If that was a slight on the legal profession, it was but a passing one. As noted above, lawyers should not feel threatened by student law clinics, in fact I would rather hope they might be moved to help the law clinic movement. Granted, there are not many professions that can be relied on to devote time or money to projects that will not serve as a shrewd investment, but the educational benefit to the future members of the legal profession (and the happy social justice by-product for society as a whole) provides an alternative badge as a cause worth supporting.
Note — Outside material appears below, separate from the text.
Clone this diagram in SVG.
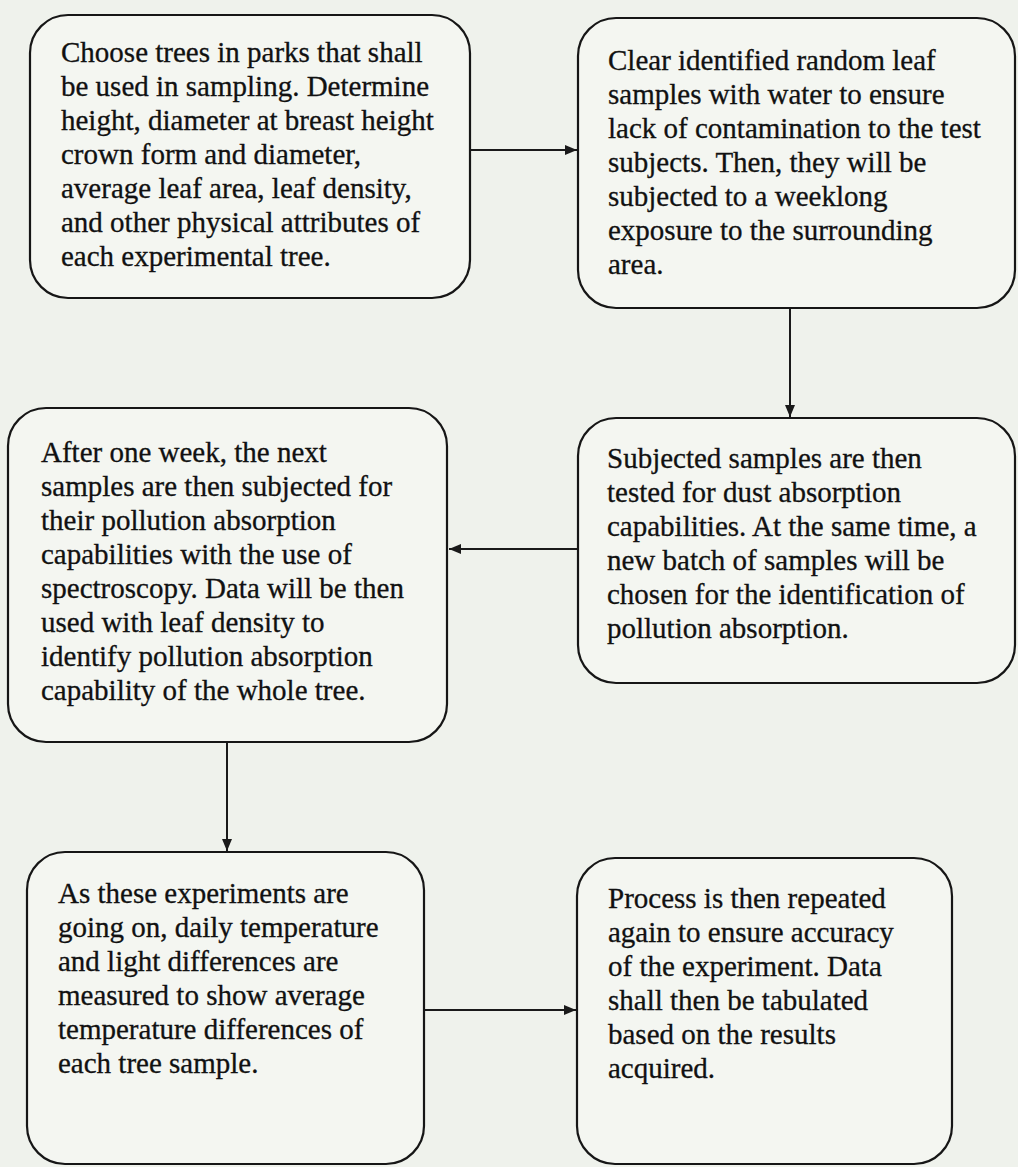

These points, and more, were discussed at a conference organised at the University of the West of Scotland in Paisley (with the support of the Higher Education Authority) in June, which conference also provided the platform to launch the Scottish University Law Clinic Network. This network, drawing together the law clinics that operate out of the universities of Aberdeen, Dundee, Edinburgh, Strathclyde and University of the West of Scotland , gives the opportunity to publicise our respective activities, share good practices and (it is hoped) inspire others to start up similar projects in other areas.
Aspirational as this may be, I do not think anyone has the impression that this network or law clinics generally somehow arm students with rounds of magic bullets that will address society’s unmet legal need. There is every chance this blog will wind-up certain of its readers. Commoditisers might think law is simply a product and the market should simply be allowed to operate, although many others would take issue with that view. Those in need of advice may think of law clinics as some kind of pacifying sop. Certain law students might do likewise, or may prefer to volunteer at a local charity or Citizens’ Advice Bureau. Even campaigners who have dedicated their lives to social justice might not be uncritical fans of everything law clinics do, or they may feel law clinics should not be required to take up the slack from a neglectful state. Wind-up blogs may have their place, but that was not necessarily my intention. Rather, it was to highlight that there may be a safety valve to help those who feel no-one else can help them. Many people already aware of that safety valve have benefited from a free, local service conducted by enthusiastic agents on their behalf. Although there might not be a lawyer in the house, there are people in the neighbourhood who will do all they can to help.
[UPDATE: I have a book review of Alan Paterson’s “Lawyers and the Public Good: Democracy in Action?” in the 2012 edition of the Edinburgh Law Review, which is accessible (to some with suitable privileges) here or in hard copy at (2012) EdinLR 16 466-468. I might add the book itself is very reasonably priced for a law book and not particularly long either. I would commend it to you.]